Dr Bill Nuttall who holds a shared post between the Judge Business School and the Department of Engineering is part of a team who have won an award at the East of England Energy Group's (EEEGR) 3rd Annual Innovation Awards for their work on Fusion Energy.

Fusion Island

Fusion energy, which is created by atomically combining two hydrogen isotopes at extremely high temperatures, is the holy grail of nuclear researchers. Working as an energy island, the 'Fusion Island' concept proposes a power plant built on an island, where fusion heat is used to split water, drawn from the sea into hydrogen and oxygen. On Fusion Island hydrogen is the coolant, the fuel, and the commercial product, sold in liquid form ready for transport by sea. A key innovation is that on Fusion Island the powerful superconducting magnets needed to maintain nuclear fusion might be cooled not by expensive and scarce liquid helium but by the liquid hydrogen produced in abundance on Fusion Island. Creating clean fusion energy could be a way of tackling key environmental challenges in the coming decades.

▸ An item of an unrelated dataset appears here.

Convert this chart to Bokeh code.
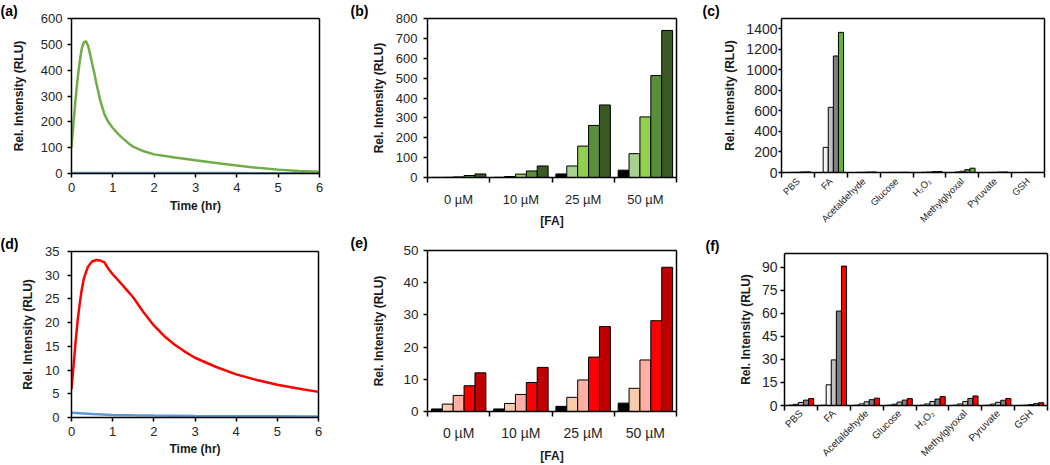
import math
from bokeh.plotting import figure
from bokeh.layouts import row, column
from bokeh.models import FixedTicker, Range1d, LinearAxis, Title
from bokeh.embed import file_html
from bokeh.resources import INLINE

FONT = "Liberation Sans"

# ---------------- data ----------------
# (a) time course, green probe
a_time = [0, 0.05, 0.1, 0.15, 0.2, 0.25, 0.3, 0.35, 0.4, 0.45, 0.5, 0.55, 0.6, 0.7, 0.8, 0.9,
          1.0, 1.1, 1.2, 1.3, 1.4, 1.5, 1.75, 2.0, 2.5, 3.0, 3.5, 4.0, 4.5, 5.0, 5.5, 6.0]
a_fa = [100, 200, 290, 370, 435, 485, 508, 512, 495, 462, 425, 390, 350, 280, 228, 197,
        176, 158, 142, 128, 114, 103, 86, 74, 62, 51, 41, 31, 22, 15, 10, 7]
a_blank_time = [0, 1, 2, 3, 4, 5, 6]
a_blank = [2, 2, 2, 1.5, 1.5, 1, 1]

# (d) time course, red probe
d_time = [0, 0.05, 0.1, 0.15, 0.2, 0.25, 0.3, 0.4, 0.5, 0.6, 0.7, 0.8, 0.9, 1.0, 1.25, 1.5,
          1.75, 2.0, 2.25, 2.5, 2.75, 3.0, 3.5, 4.0, 4.5, 5.0, 5.5, 6.0]
d_fa = [6, 11, 16, 20.5, 24, 27, 29.3, 31.8, 32.9, 33.2, 33.1, 32.7, 31.3, 30.2, 27.8, 25.3,
        22.2, 19.4, 17.2, 15.4, 13.9, 12.6, 10.7, 9.1, 7.9, 6.9, 6.1, 5.4]
d_blank_time = [0, 0.5, 1, 1.5, 2, 3, 4, 5, 6]
d_blank = [1.0, 0.75, 0.55, 0.45, 0.4, 0.32, 0.28, 0.25, 0.22]

# (b) / (e) FA concentration groups
fa_labels = ["0 µM", "10 µM", "25 µM", "50 µM"]
b_s1 = [0.5, 1, 18, 37]
b_s2 = [1, 5, 58, 120]
b_s3 = [3, 17, 158, 305]
b_s4 = [10, 33, 262, 513]
b_s5 = [18, 58, 365, 740]

e_s1 = [0.8, 0.8, 1.6, 2.6]
e_s2 = [2.3, 2.5, 4.4, 7.2]
e_s3 = [5.0, 5.3, 9.8, 16.0]
e_s4 = [8.0, 9.0, 16.9, 28.2]
e_s5 = [12.0, 13.7, 26.4, 44.8]

# (c) / (f) selectivity
analytes = ["PBS", "FA", "Acetaldehyde", "Glucose", "H₂O₂", "Methylglyoxal", "Pyruvate", "GSH"]
c_s1 = [0, 0, 0, 0, 0, 0, 0, 0]
c_s2 = [1, 245, 1, 1, 2, 5, 1, 0]
c_s3 = [2, 635, 2, 1, 4, 12, 2, 1]
c_s4 = [5, 1135, 4, 2, 8, 28, 4, 1]
c_s5 = [6, 1365, 5, 2, 10, 42, 5, 1]

f_s1 = [0.2, 0.2, 0.2, 0.2, 0.2, 0.2, 0.2, 0.1]
f_s2 = [0.8, 13.5, 1.0, 0.8, 1.0, 1.0, 0.9, 0.2]
f_s3 = [2.0, 29.7, 2.4, 2.2, 2.6, 2.6, 2.1, 0.6]
f_s4 = [3.5, 61.5, 3.8, 3.5, 4.2, 4.6, 3.4, 1.2]
f_s5 = [4.5, 90.8, 4.8, 4.5, 5.8, 6.2, 4.6, 1.8]

b_colors = ["#000000", "#a9d18e", "#92d050", "#5a8f3a", "#3a5a24"]
e_colors = ["#000000", "#f8cbad", "#ffb0a2", "#ff0000", "#c00000"]
c_colors = ["#000000", "#f2f2f2", "#bfbfbf", "#7f7f7f", "#62b33b"]
f_colors = ["#000000", "#f2f2f2", "#bfbfbf", "#7f7f7f", "#ff0000"]

TICK_COLOR = "#262626"
TITLE_COLOR = "#1a1a1a"


def make_fig(w, h, xr, yr, bl, br, bt, bb, label, label_offset):
    p = figure(width=w, height=h, x_range=Range1d(*xr), y_range=Range1d(*yr),
               output_backend="svg", toolbar_location=None,
               min_border_left=bl, min_border_right=br, min_border_top=bt, min_border_bottom=bb)
    p.frame_align = False
    p.title = Title(text=label, align="left", offset=label_offset, standoff=0,
                    text_font=FONT, text_font_style="bold", text_font_size="14px",
                    text_color="black")
    p.outline_line_color = None
    p.xgrid.visible = False
    p.ygrid.visible = False
    p.background_fill_color = "white"
    p.border_fill_color = "white"
    xax, yax = p.below[0], p.left[0]
    for ax in (xax, yax):
        ax.axis_line_color = "black"
        ax.axis_line_width = 1.5
        ax.major_tick_line_color = "black"
        ax.major_tick_line_width = 1.5
        ax.major_tick_in = 0
        ax.major_tick_out = 4
        ax.minor_tick_line_color = None
        ax.major_label_text_font = FONT
        ax.major_label_text_color = TICK_COLOR
        ax.axis_label_text_font = FONT
        ax.axis_label_text_font_style = "bold"
        ax.axis_label_text_font_size = "12px"
        ax.axis_label_text_color = TITLE_COLOR
    # frame box: bare axes on top and right (one invisible tick so the line is drawn)
    for side, rng in (("above", xr), ("right", yr)):
        box = LinearAxis(ticker=FixedTicker(ticks=[rng[0]]), axis_line_color="black",
                         axis_line_width=1.5, major_tick_line_color=None,
                         minor_tick_line_color=None, major_label_text_font_size="0px",
                         major_label_text_color=None, major_label_standoff=0,
                         major_tick_out=0, major_tick_in=0)
        p.add_layout(box, side)
    return p, xax, yax


def y_axis(ax, ticks, size, standoff, title_standoff):
    ax.ticker = FixedTicker(ticks=ticks)
    ax.major_label_text_font_size = size
    ax.major_label_standoff = standoff
    ax.axis_label = "Rel. Intensity (RLU)"
    ax.axis_label_standoff = title_standoff


def time_axis(ax, size, standoff, title_standoff):
    ax.ticker = FixedTicker(ticks=[0, 1, 2, 3, 4, 5, 6])
    ax.major_label_text_font_size = size
    ax.major_label_standoff = standoff
    ax.axis_label = "Time (hr)"
    ax.axis_label_standoff = title_standoff


def cat_axis(ax, labels, size, standoff, orientation=None, title=None, title_standoff=5):
    n = len(labels)
    centers = [i + 0.5 for i in range(n)]
    ax.ticker = FixedTicker(ticks=centers, minor_ticks=list(range(n + 1)))
    ax.major_label_overrides = {c: lab for c, lab in zip(centers, labels)}
    ax.major_tick_out = 0
    ax.minor_tick_out = 5
    ax.minor_tick_in = 0
    ax.minor_tick_line_color = "black"
    ax.minor_tick_line_width = 1.5
    ax.major_label_text_font_size = size
    ax.major_label_standoff = standoff
    if orientation is not None:
        ax.major_label_orientation = orientation
    if title:
        ax.axis_label = title
        ax.axis_label_standoff = title_standoff


def grouped_bars(p, series, colors, bar_w):
    k = len(series)
    for j, (vals, col) in enumerate(zip(series, colors)):
        xs = [i + 0.5 + (j - (k - 1) / 2) * bar_w for i in range(len(vals))]
        p.vbar(x=xs, top=vals, bottom=0, width=bar_w, fill_color=col,
               line_color="black", line_width=1)


H1 = 230
H2 = 235

# ---------------- row 1 ----------------
pa, pa_x, pa_y = make_fig(350, H1, (0, 6), (0, 600), 71, 31, 15, 57, "(a)", -71)
pa.line(a_blank_time, a_blank, line_color="#5b9bd5", line_width=2.5)
pa.line(a_time, a_fa, line_color="#70ad47", line_width=2.5)
y_axis(pa_y, list(range(0, 601, 100)), "13px", 5, 12)
time_axis(pa_x, "13px", 5, 4)

pb, pb_x, pb_y = make_fig(350, H1, (0, 4), (0, 800), 77, 24, 15, 52, "(b)", -77)
grouped_bars(pb, [b_s1, b_s2, b_s3, b_s4, b_s5], b_colors, 0.175)
y_axis(pb_y, list(range(0, 801, 100)), "13px", 6, 7)
cat_axis(pb_x, fa_labels, "13px", 9, title="[FA]", title_standoff=4)

pc, pc_x, pc_y = make_fig(350, H1, (0, 8), (0, 1500), 81, 6, 15, 56, "(c)", -79)
grouped_bars(pc, [c_s1, c_s2, c_s3, c_s4, c_s5], c_colors, 0.155)
y_axis(pc_y, list(range(0, 1401, 200)), "14px", 1, 6)
pc_y.major_tick_out = 3
cat_axis(pc_x, analytes, "9.5px", 2, orientation=math.pi / 4)

# ---------------- row 2 ----------------
pd_, pd_x, pd_y = make_fig(350, H2, (0, 6), (0, 35), 71, 32, 21, 48, "(d)", -71)
pd_.line(d_blank_time, d_blank, line_color="#5b9bd5", line_width=2.5)
pd_.line(d_time, d_fa, line_color="#ff0000", line_width=2.5)
y_axis(pd_y, list(range(0, 36, 5)), "13px", 8, 7)
time_axis(pd_x, "13px", 5, 3)

pe, pe_x, pe_y = make_fig(350, H2, (0, 4), (0, 50), 77, 24, 20, 52, "(e)", -77)
grouped_bars(pe, [e_s1, e_s2, e_s3, e_s4, e_s5], e_colors, 0.175)
y_axis(pe_y, list(range(0, 51, 10)), "13.5px", 5, 14)
cat_axis(pe_x, fa_labels, "14px", 8, title="[FA]", title_standoff=5)

pf, pf_x, pf_y = make_fig(350, H2, (0, 8), (0, 99), 84, 3, 23, 56, "(f)", -79)
grouped_bars(pf, [f_s1, f_s2, f_s3, f_s4, f_s5], f_colors, 0.155)
y_axis(pf_y, list(range(0, 91, 15)), "14px", 3, 6)
cat_axis(pf_x, analytes, "10px", 1, orientation=math.pi / 4)

layout = column(row(pa, pb, pc, spacing=0), row(pd_, pe, pf, spacing=0), spacing=0)

open("out.html", "w").write(file_html(layout, INLINE))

About two years ago Bill became very interested in an idea coming out of a company called 'General Atomics' in San Diego, California. They said that nuclear fusion energy might be used to split water chemically at high temperature to make hydrogen to fuel cleaner vehicles. This way of making hydrogen could be a very efficient process.

At the same time Bill was concerned that it would be difficult for fusion to be reliable enough to make electricity commercially and also that electricity companies might be nervous about investing in fusion for that reason. He published an opinion piece in 'The Engineer' saying that the oil majors would be a good choice as developers of fusion energy and they could make and distribute hydrogen (i.e. not electricity).

A little less than a year ago he was at an event sponsored by the Cambridge Environmental Initiative and heard a Cambridge colleague, and now Fusion Island co-developer, Bartek Glowacki, say that the magnets for fusion might be cooled with liquid hydrogen rather than expensive liquid helium. Bill says "I was already imagining a fusion energy system surrounded by tanks of liquid hydrogen - his new idea was so good it almost knocked me off my chair."

Later Richard Clarke at UKAEA Culham, a European centre for energy research, pointed out that fusion might also use energy from hydrogen to fire up the whole system, so breaking all connections with electricity grids with all their related problems. Richard became the third member of the team.

So the Fusion Island concept was born - a new way of thinking about fusion energy serving new markets, with the potential for investors from new sectors, and with key benefits for sustainable hydrogen production to fuel the clean cars of the future. The team published an article about the concept in 'The Engineer' magazine last November which can be read here.

Bill says "We have been aware of EEEGR for years and we respect their work and when we heard of the Innovation Awards we thought - 'perhaps they will be as excited by the Fusion Island concept as we are' - so we submitted a bid. We are very glad we did, as we received a runners up award."